Tory Burch Ready To Wear Fall Winter 2013 New York

The setting of the Tory Burch show gave the designer’s aesthetic away this season. The 1930’s ballroom at the historic Pierre hotel, with its swags of rich fabric curtains, sumptuous chandeliers and refined fixtures and fittings, is all about a cultivated elegance. It was that same sense of sophistication that Burch was trying to bring across in her show.
 
With Pierre-Yves Roussel, the president of the fashion division of LVMH, sitting in the front row Burch turned towards the highly decorative style of the Art Nouveau era as her starting point for collection. Looking at the work of its tent pole artists, Gustav Klimt, René Lalique and Alphonse Mucha the designer aimed to find a way to give that ornamental style a modern twist that would speak to women who want statement making fashion with a decidedly feminine flair.
 
As a stand alone show the collection was well executed. The insect theme that saw scarabs printed on dresses, iridescent “dragonfly wing” bead embellishments and lots of creepy crawly accessories (from sunglasses to pendent necklaces) were done in a chic way. So that a beetle print sweater and matching skirt that looked rather standard from the front would reveal a silk back covered in a colorful insect print or a burgundy knit top would be tricked out with golden “carapace” sequins on its short sleeves.  
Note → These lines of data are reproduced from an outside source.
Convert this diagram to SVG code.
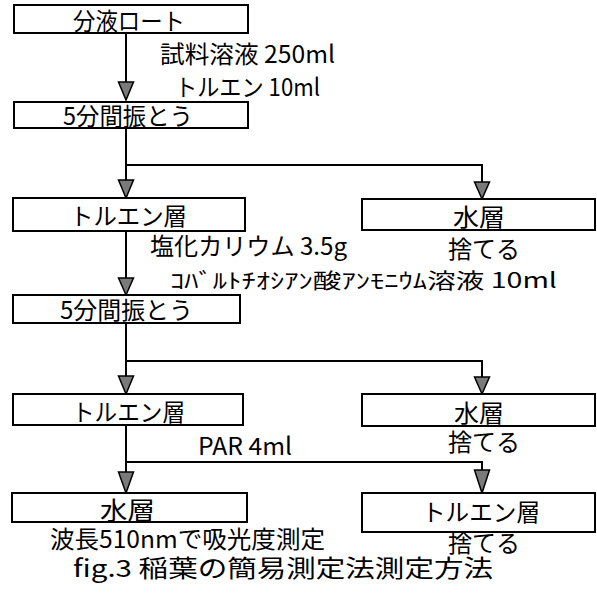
<svg xmlns="http://www.w3.org/2000/svg" width="597" height="593" viewBox="0 0 597 593">
<defs>
<style>
.box{fill:#fff;stroke:#000;stroke-width:2}
.ln{fill:none;stroke:#000;stroke-width:2}
.ah{fill:#7a7a7a;stroke:#000;stroke-width:1.5;stroke-linejoin:miter}
text{font-family:"Noto Sans CJK JP","Noto Sans",sans-serif;fill:#000;font-weight:normal}
.t{font-size:24px}
.s{font-size:21px}
</style>
</defs>
<rect width="597" height="593" fill="#fff"/>
<g id="connectors">
<path class="ln" d="M126 33V84"/>
<polygon class="ah" points="118.5,82 133.5,82 126,100"/>
<path class="ln" d="M126 128V182M126 165H482V183"/>
<polygon class="ah" points="118.5,180 133.5,180 126,198"/>
<polygon class="ah" points="474.5,182 489.5,182 482,199"/>
<path class="ln" d="M126 231V280"/>
<polygon class="ah" points="118.5,278 133.5,278 126,295"/>
<path class="ln" d="M126 323V377M126 361H482V378"/>
<polygon class="ah" points="118.5,376 133.5,376 126,394"/>
<polygon class="ah" points="474.5,377 489.5,377 482,394"/>
<path class="ln" d="M126 425V473M126 462H482V471"/>
<polygon class="ah" points="118.5,472 133.5,472 126,493"/>
<polygon class="ah" points="474.5,470 489.5,470 482,493"/>
</g>
<g id="n1"><rect class="box" x="14" y="5" width="234" height="28"/><text class="t" x="73" y="30" textLength="112" lengthAdjust="spacingAndGlyphs">分液ロート</text></g>
<g id="n2"><rect class="box" x="14" y="102" width="234" height="26"/><text class="t" x="63" y="125" textLength="130" lengthAdjust="spacingAndGlyphs">5分間振とう</text></g>
<g id="n3"><rect class="box" x="13" y="198" width="232" height="33"/><text class="t" x="70" y="225" textLength="117" lengthAdjust="spacingAndGlyphs">トルエン層</text></g>
<g id="n4"><rect class="box" x="362" y="199" width="233" height="31"/><text class="t" x="453" y="226" textLength="52" lengthAdjust="spacingAndGlyphs">水層</text><text class="t" x="448" y="258" textLength="72" lengthAdjust="spacingAndGlyphs">捨てる</text></g>
<g id="n5"><rect class="box" x="13" y="295" width="227" height="28"/><text class="t" x="60" y="319" textLength="133" lengthAdjust="spacingAndGlyphs">5分間振とう</text></g>
<g id="n6"><rect class="box" x="13" y="394" width="230" height="31"/><text class="t" x="72" y="421" textLength="113" lengthAdjust="spacingAndGlyphs">トルエン層</text></g>
<g id="n7"><rect class="box" x="362" y="394" width="233" height="32"/><text class="t" x="454" y="422" textLength="50" lengthAdjust="spacingAndGlyphs">水層</text><text class="t" x="448" y="451" textLength="72" lengthAdjust="spacingAndGlyphs">捨てる</text></g>
<g id="n8"><rect class="box" x="12" y="493" width="235" height="29"/><text class="t" x="100" y="519" textLength="55" lengthAdjust="spacingAndGlyphs">水層</text><text class="t" x="50" y="548" textLength="275" lengthAdjust="spacingAndGlyphs">波長510nmで吸光度測定</text></g>
<g id="n9"><rect class="box" x="362" y="493" width="233" height="39"/><text class="t" x="422" y="521" textLength="118" lengthAdjust="spacingAndGlyphs">トルエン層</text><text class="t" x="448" y="552" textLength="72" lengthAdjust="spacingAndGlyphs">捨てる</text></g>
<g id="labels">
<text class="t" x="160" y="63" textLength="175" lengthAdjust="spacingAndGlyphs">試料溶液 250ml</text>
<text class="t" x="175" y="96" textLength="145" lengthAdjust="spacingAndGlyphs">トルエン 10ml</text>
<text class="t" x="150" y="255" textLength="197" lengthAdjust="spacingAndGlyphs">塩化カリウム 3.5g</text>
<text class="s" x="170" y="288" textLength="387" lengthAdjust="spacingAndGlyphs">ｺﾊﾞﾙﾄﾁｵｼｱﾝ酸ｱﾝﾓﾆｳﾑ溶液  10ml</text>
<text class="t" x="198" y="455" textLength="94" lengthAdjust="spacingAndGlyphs">PAR 4ml</text>
<text class="t" x="73" y="577" textLength="420" lengthAdjust="spacingAndGlyphs">fig.3 稲葉の簡易測定法測定方法</text>
</g>
</svg>
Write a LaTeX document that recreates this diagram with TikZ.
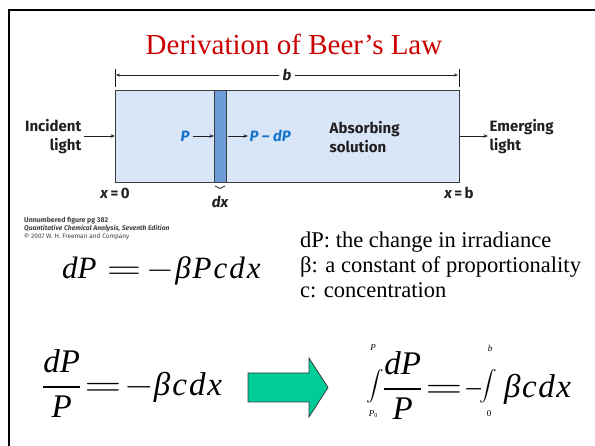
\documentclass[tikz,border=0pt]{standalone}
\usepackage{graphicx}
\usepackage{mathptmx}
\usepackage{fontspec}
\setmainfont{Liberation Serif}
\newfontfamily\figsans{Fira Sans}
\usetikzlibrary{arrows.meta,decorations.pathreplacing}
\definecolor{boxfill}{RGB}{216,230,247}
\definecolor{boxline}{RGB}{60,60,60}
\definecolor{stripfill}{RGB}{110,156,217}
\definecolor{lblblue}{RGB}{20,115,205}
\definecolor{arrowgreen}{RGB}{0,204,153}
\definecolor{titlered}{RGB}{204,0,0}
\definecolor{figtext}{RGB}{35,31,32}
\newcommand{\fracit}[2]{$\displaystyle\frac{\mbox{\itshape #1}}{\mbox{\itshape #2}}$}
\newcommand{\eqsign}{\scalebox{1.45}[1]{$=$}}
\newcommand{\minsign}{\scalebox{1.15}[1]{$-$}}
\newcommand{\shortmin}{\scalebox{0.75}[1]{$-$}}
\newcommand{\bigint}{\scalebox{1}[0.86]{\fontsize{19.5}{20}\selectfont$\displaystyle\int$}}
\begin{document}
\begin{tikzpicture}[x=1pt,y=-1pt,
  figlbl/.style={text=figtext,font=\figsans\bfseries\fontsize{15}{19}\selectfont,inner sep=1.5pt},
  figit/.style={figlbl,font=\figsans\bfseries\itshape\fontsize{15}{19}\selectfont},
  bluelbl/.style={text=lblblue,font=\figsans\bfseries\itshape\fontsize{15}{19}\selectfont,inner sep=1.5pt},
  capline/.style={text=figtext!85,font=\figsans\fontsize{7}{8}\selectfont,inner sep=0pt,anchor=base west},
  flowarrow/.style={draw=figtext,line width=0.9pt,-{Stealth[length=4.5pt,width=3.5pt]}},
  dimarrow/.style={draw=figtext,line width=0.8pt,-{Stealth[length=4pt,width=3pt]}},
  eqone/.style={inner sep=0pt,font=\fontsize{31}{36}\selectfont},
  eqtwo/.style={inner sep=0pt,font=\fontsize{33}{38}\selectfont},
  limtxt/.style={inner sep=0pt,font=\fontsize{9}{10}\selectfont},
  listtxt/.style={inner sep=0pt,anchor=base west,font=\fontsize{22.5}{25}\selectfont}]
\useasboundingbox (0,0) rectangle (595,446);
% frame
\draw[line width=2pt] (9,446) -- (9,10) -- (595,10);
% title
\node[text=titlered,font=\fontsize{29}{34}\selectfont,anchor=base,inner sep=0pt] (title) at (294,55) {Derivation of Beer’s Law};
% cell and strip
\node[draw=boxline,fill=boxfill,line width=1.2pt,minimum width=344pt,minimum height=92pt,inner sep=0pt,anchor=north west] (cell) at (115,90) {};
\node[draw=boxline,fill=stripfill,line width=1.2pt,minimum width=12pt,minimum height=92pt,inner sep=0pt,anchor=north west] (strip) at (214,90) {};
% dimension b
\coordinate (tlt) at (115,69);
\coordinate (tlb) at (115,87);
\coordinate (trt) at (459,69);
\coordinate (trb) at (459,87);
\draw[draw=figtext,line width=0.9pt] (tlt) -- (tlb);
\draw[draw=figtext,line width=0.9pt] (trt) -- (trb);
\node[figit,inner sep=3pt] (blbl) at (287,75) {b};
\coordinate (bl) at (116,75);
\coordinate (br) at (458,75);
\draw[dimarrow] (blbl) -- (bl);
\draw[dimarrow] (blbl) -- (br);
% labels
\node[figlbl,align=right,anchor=east] (inc) at (83,137) {Incident\\light};
\draw[flowarrow] (inc.east) ++(1,-1) coordinate (incs) (incs) -- (cell.west |- incs);
\node[bluelbl] (pin) at (185,136) {P};
\draw[flowarrow,shorten <=2pt] (pin.east) -- (strip.west |- pin.east);
\node[bluelbl,anchor=west] (pout) at (248,136) {P – dP};
\draw[flowarrow,shorten <=1pt] (strip.east |- pout.west) -- (pout.west);
\node[figlbl,align=left,anchor=west] (absb) at (328,137) {Absorbing\\solution};
\node[figlbl,align=left,anchor=west] (emg) at (488,137) {Emerging\\light};
\draw[flowarrow] (cell.east |- emg.west) ++(0,-1) coordinate (emgs) (emgs) -- (emg.west |- emgs);
\node[figlbl] (xzero) at (115,193) {\itshape x\upshape\hspace{2.5pt}=\hspace{2.5pt}0};
\node[figlbl] (xb) at (459,193) {\itshape x\upshape\hspace{2.5pt}=\hspace{2.5pt}b};
\draw[draw=figtext,line width=0.8pt,decorate,decoration={brace,mirror,amplitude=2.5pt}] (215,186) -- (225,186);
\node[figit] (dxl) at (220,202) {dx};
% caption
\node[capline,font=\figsans\bfseries\fontsize{7}{8}\selectfont] (cap1) at (24,223) {Unnumbered figure pg 382};
\node[capline,font=\figsans\bfseries\itshape\fontsize{6.8}{8}\selectfont] (cap2) at (24,231) {Quantitative Chemical Analysis, Seventh Edition};
\node[capline,font=\figsans\fontsize{6.5}{7}\selectfont] (cap3) at (24,239) {© 2007 W. H. Freeman and Company};
% equation 1
\node[eqone,anchor=base west] (eqa) at (62,279) {\itshape dP\upshape\hspace{10pt}\eqsign\hspace{5pt}\minsign\hspace{1pt}\itshape β\hspace{2pt}P\hspace{2pt}c\hspace{2pt}d\hspace{2pt}x};
% list
\node[listtxt] (la) at (300,248) {dP: the change in irradiance};
\node[listtxt] (lb) at (300,273) {β: a constant of proportionality};
\node[listtxt] (lc) at (300,298) {c: concentration};
% bottom left equation
\node[eqtwo,anchor=west] (eqb) at (42,384) {\fracit{dP}{P}\hspace{3pt}\eqsign\hspace{3pt}\minsign\itshape β\hspace{2pt}c\hspace{2pt}d\hspace{2pt}x};
% big arrow
\draw[draw=boxline,line width=0.8pt,fill=arrowgreen] (248,373) -- (309,373) -- (309,358) -- (328,387.5) -- (309,417) -- (309,402) -- (248,402) -- cycle;
% bottom right equation
\node[eqtwo] (inta) at (375,386) {\bigint};
\node[limtxt] (inta-up) at (373,348) {\itshape P};
\node[limtxt] (inta-lo) at (373,414) {\itshape P\upshape\raisebox{-1.5pt}{\fontsize{6}{6}\selectfont 0}};
\node[eqtwo,anchor=west] (fra) at (383,386) {\fracit{dP}{P}\hspace{3pt}\eqsign\hspace{2pt}\shortmin};
\node[eqtwo] (intb) at (488,386) {\bigint};
\node[limtxt] (intb-up) at (490,348) {\itshape b};
\node[limtxt] (intb-lo) at (489,414) {0};
\node[eqtwo,anchor=base west] (rest) at (504,0 |- fra.base) {\itshape β\hspace{1.5pt}c\hspace{1.5pt}d\hspace{1.5pt}x};
\end{tikzpicture}
\end{document}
The inclusion of perforated leather pieces, laser cut cloqué fabrics and floral appliqué on sturdy tweeds all gave the show a strong textural element but, again, carried out in the most luxe manner. Every look in the show felt as if it had been designed to be noticed, nothing was reserved, this was in your face luxury. 


If there was one critic to be made of this show it was that, with all of its prints and embellishments, it felt somewhat out of synch with what is going on in fashion right now.  But fans of the designer don’t go to her because she follows the fashion moods. Burch has built a fashion empire almost single handedly, so if she wants to create a collection that is entirely about decorative designs then good for her.